* _WRITTEN INSTRUCTION_: Quote the data exactly, first line to the line containing "111.8, 109.2, 107.9];", with no pictures.

* _DATA PROVIDED_:
• • • •

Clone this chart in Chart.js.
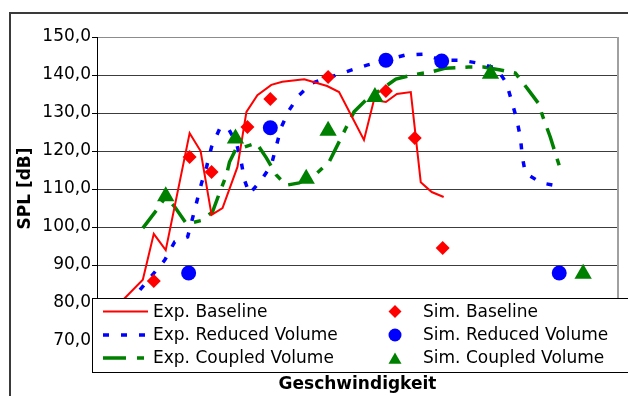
<!DOCTYPE html>
<html>
<head>
<meta charset="utf-8">
<script src="https://cdn.jsdelivr.net/npm/chart.js@4.4.1/dist/chart.umd.min.js"></script>
<style>
  html, body { margin: 0; padding: 0; background: #fff; }
  canvas { display: block; }
</style>
</head>
<body>
<canvas id="splChart" width="628" height="396"></canvas>
<script>
// Speed axis has no labels, so positions are in plain units (0 .. 523)
const expBaselineX = [16, 28, 46, 57, 69, 93, 104, 115, 126, 141, 150, 161, 175, 186, 208, 231, 243, 268, 278, 290, 301, 315, 325, 336, 348];
const expBaselineY = [78.2, 81.3, 86.1, 98.2, 93.9, 124.7, 120.0, 103.2, 105.0, 115.8, 130.3, 134.7, 137.4, 138.2, 138.9, 137.1, 135.5, 122.9, 133.4, 132.9, 135.0, 135.5, 111.8, 109.2, 107.9];

const expReducedX = [33, 43, 68, 78, 91, 96, 105, 110, 115, 123, 131, 140, 145, 148, 153, 165, 175, 185, 193, 203, 216, 253, 271, 310, 328, 346, 365, 381, 401, 411, 416, 421, 425, 427, 430, 446, 463];
const expReducedY = [79.5, 83.4, 91.3, 96.1, 97.4, 102.4, 111.6, 115.8, 121.1, 125.8, 126.3, 122.1, 116.8, 112.4, 108.7, 112.4, 116.3, 126.3, 130.8, 134.7, 137.9, 141.1, 142.6, 145.3, 145.5, 143.9, 143.9, 143.2, 141.8, 137.9, 133.4, 128.7, 123.7, 118.4, 114.2, 111.6, 110.8];

const expCoupledX = [46, 60, 69, 78, 90, 106, 116, 123, 130, 133, 139, 145, 160, 170, 180, 190, 203, 221, 233, 250, 258, 270, 300, 316, 335, 350, 373, 388, 405, 420, 433, 443, 448, 455, 460, 466];
const expCoupledY = [99.7, 104.5, 108.0, 105.3, 100.8, 101.8, 104.0, 109.0, 113.7, 117.1, 120.3, 120.8, 122.1, 118.2, 113.7, 111.0, 111.6, 114.2, 117.1, 126.1, 130.3, 133.4, 138.9, 140.0, 140.8, 141.8, 142.1, 142.1, 141.3, 140.5, 136.1, 132.6, 128.7, 123.7, 119.5, 114.5];

const simBaselineX = [57, 93, 115, 151, 174, 232, 290, 319, 347];
const simBaselineY = [85.8, 118.4, 114.5, 126.3, 133.7, 139.5, 135.8, 123.4, 94.5];

const simReducedX = [92, 174, 290, 346, 464];
const simReducedY = [87.9, 126.1, 143.9, 143.7, 87.9];

const simCoupledX = [69, 139, 210, 232, 279, 395, 488];
const simCoupledY = [108.1, 123.3, 112.7, 125.3, 134.2, 140.3, 87.7];

const yTicks = [70, 80, 90, 100, 110, 120, 130, 140, 150];

const FONT = 'DejaVu Sans';

function toPoints(xs, ys) {
    return xs.map((x, i) => ({ x: x, y: ys[i] }));
}

// Legend entries (drawn by hand in a box over the bottom of the plot)
const legendLines = [
    { label: 'Exp. Baseline', color: '#ff0000', width: 2, dash: [] },
    { label: 'Exp. Reduced Volume', color: '#0000ff', width: 3.5, dash: [6, 12] },
    { label: 'Exp. Coupled Volume', color: '#008000', width: 3.5, dash: [23, 11, 7, 11] }
];
const legendMarkers = [
    { label: 'Sim. Baseline', color: '#ff0000', style: 'rectRot', radius: 6.5 },
    { label: 'Sim. Reduced Volume', color: '#0000ff', style: 'circle', radius: 6.5 },
    { label: 'Sim. Coupled Volume', color: '#008000', style: 'triangle', radius: 7.5 }
];

const decorPlugin = {
    id: 'decor',
    beforeDraw(chart) {
        const ctx = chart.ctx;
        ctx.save();
        // outer frame (only left and top edges are in view)
        ctx.strokeStyle = '#3a3a3a';
        ctx.lineWidth = 2;
        ctx.beginPath();
        ctx.moveTo(10, 396);
        ctx.lineTo(10, 13);
        ctx.lineTo(628, 13);
        ctx.stroke();
        ctx.restore();
    },
    afterDraw(chart) {
        const ctx = chart.ctx;
        const area = chart.chartArea;
        ctx.save();

        // right border of the plot area
        ctx.strokeStyle = '#a0a0a0';
        ctx.lineWidth = 2;
        ctx.beginPath();
        ctx.moveTo(area.right, area.top);
        ctx.lineTo(area.right, area.bottom);
        ctx.stroke();

        // legend box
        ctx.fillStyle = '#ffffff';
        ctx.fillRect(92, 298, 560, 74);
        ctx.strokeStyle = '#000000';
        ctx.lineWidth = 1;
        ctx.strokeRect(92.5, 298.5, 560, 74);

        const rows = [311.5, 335, 358];
        ctx.font = '17px "' + FONT + '"';
        ctx.textBaseline = 'middle';
        ctx.textAlign = 'left';
        legendLines.forEach((item, i) => {
            ctx.strokeStyle = item.color;
            ctx.lineWidth = item.width;
            ctx.setLineDash(item.dash);
            ctx.beginPath();
            ctx.moveTo(103, rows[i]);
            ctx.lineTo(148, rows[i]);
            ctx.stroke();
            ctx.setLineDash([]);
            ctx.fillStyle = '#000';
            ctx.fillText(item.label, 153, rows[i] + 1);
        });
        legendMarkers.forEach((item, i) => {
            ctx.fillStyle = item.color;
            ctx.strokeStyle = item.color;
            Chart.helpers.drawPoint(ctx, {
                pointStyle: item.style,
                radius: item.radius,
                rotation: 0,
                borderWidth: 0
            }, 395, rows[i] + (item.style === 'triangle' ? 2 : 0));
            ctx.fillStyle = '#000';
            ctx.fillText(item.label, 423, rows[i] + 1);
        });

        // axis titles
        ctx.font = 'bold 17px "' + FONT + '"';
        ctx.textAlign = 'center';
        ctx.fillText('Geschwindigkeit', (area.left + area.right) / 2, 385);
        ctx.translate(25.5, 188.5);
        ctx.rotate(-Math.PI / 2);
        ctx.fillText('SPL [dB]', 0, 0);

        ctx.restore();
    }
};

const ctx = document.getElementById('splChart').getContext('2d');
const splChart = new Chart(ctx, {
    type: 'scatter',
    data: {
        datasets: [
            {
                label: 'Sim. Baseline',
                data: toPoints(simBaselineX, simBaselineY),
                pointStyle: 'rectRot',
                pointRadius: 7,
                backgroundColor: '#ff0000',
                borderWidth: 0,
                order: 0
            },
            {
                label: 'Sim. Reduced Volume',
                data: toPoints(simReducedX, simReducedY),
                pointStyle: 'circle',
                pointRadius: 7.5,
                backgroundColor: '#0000ff',
                borderWidth: 0,
                order: 0
            },
            {
                label: 'Sim. Coupled Volume',
                data: toPoints(simCoupledX, simCoupledY),
                pointStyle: 'triangle',
                pointRadius: 10,
                backgroundColor: '#008000',
                borderWidth: 0,
                order: 0
            },
            {
                label: 'Exp. Baseline',
                data: toPoints(expBaselineX, expBaselineY),
                showLine: true,
                pointRadius: 0,
                borderColor: '#ff0000',
                borderWidth: 2,
                tension: 0,
                order: 1
            },
            {
                label: 'Exp. Reduced Volume',
                data: toPoints(expReducedX, expReducedY),
                showLine: true,
                pointRadius: 0,
                borderColor: '#0000ff',
                borderWidth: 3.5,
                borderDash: [6, 12],
                tension: 0,
                order: 1
            },
            {
                label: 'Exp. Coupled Volume',
                data: toPoints(expCoupledX, expCoupledY),
                showLine: true,
                pointRadius: 0,
                borderColor: '#008000',
                borderWidth: 3.5,
                borderDash: [22, 10, 7, 10],
                tension: 0,
                order: 1
            }
        ]
    },
    options: {
        responsive: false,
        animation: false,
        devicePixelRatio: 1,
        layout: {
            padding: { top: 37, right: 8, bottom: 55, left: 0 }
        },
        plugins: {
            legend: { display: false },
            tooltip: { enabled: false }
        },
        scales: {
            x: {
                type: 'linear',
                display: false,
                min: 0,
                max: 523
            },
            y: {
                min: 70,
                max: 150,
                afterBuildTicks: function(scale) {
                    scale.ticks = yTicks.map(v => ({ value: v }));
                },
                afterFit: function(scale) {
                    scale.width = 97;
                },
                ticks: {
                    color: '#000',
                    padding: 1,
                    font: { family: FONT, size: 17 },
                    callback: function(value) {
                        return value.toFixed(1).replace('.', ',');
                    }
                },
                grid: {
                    color: c => (c.tick && c.tick.value === 150) ? '#8c8c8c' : '#3c3c3c',
                    lineWidth: 1,
                    tickLength: 5,
                    tickColor: '#000'
                },
                border: { display: true, color: '#000', width: 1 }
            }
        }
    },
    plugins: [decorPlugin]
});
</script>
</body>
</html>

• • • •

* _SOLVED EXERCISE_:
Clone this chart in Chart.js.
<!DOCTYPE html>
<html>
<head>
<meta charset="utf-8">
<script src="https://cdn.jsdelivr.net/npm/chart.js@4.4.1/dist/chart.umd.min.js"></script>
<style>
  html, body { margin: 0; padding: 0; background: #fff; }
  canvas { display: block; }
</style>
</head>
<body>
<canvas id="splChart" width="628" height="396"></canvas>
<script>
// Speed axis has no labels, so positions are in plain units (0 .. 523)
const expBaselineX = [16, 28, 46, 57, 69, 93, 104, 115, 126, 141, 150, 161, 175, 186, 208, 231, 243, 268, 278, 290, 301, 315, 325, 336, 348];
const expBaselineY = [78.2, 81.3, 86.1, 98.2, 93.9, 124.7, 120.0, 103.2, 105.0, 115.8, 130.3, 134.7, 137.4, 138.2, 138.9, 137.1, 135.5, 122.9, 133.4, 132.9, 135.0, 135.5, 111.8, 109.2, 107.9];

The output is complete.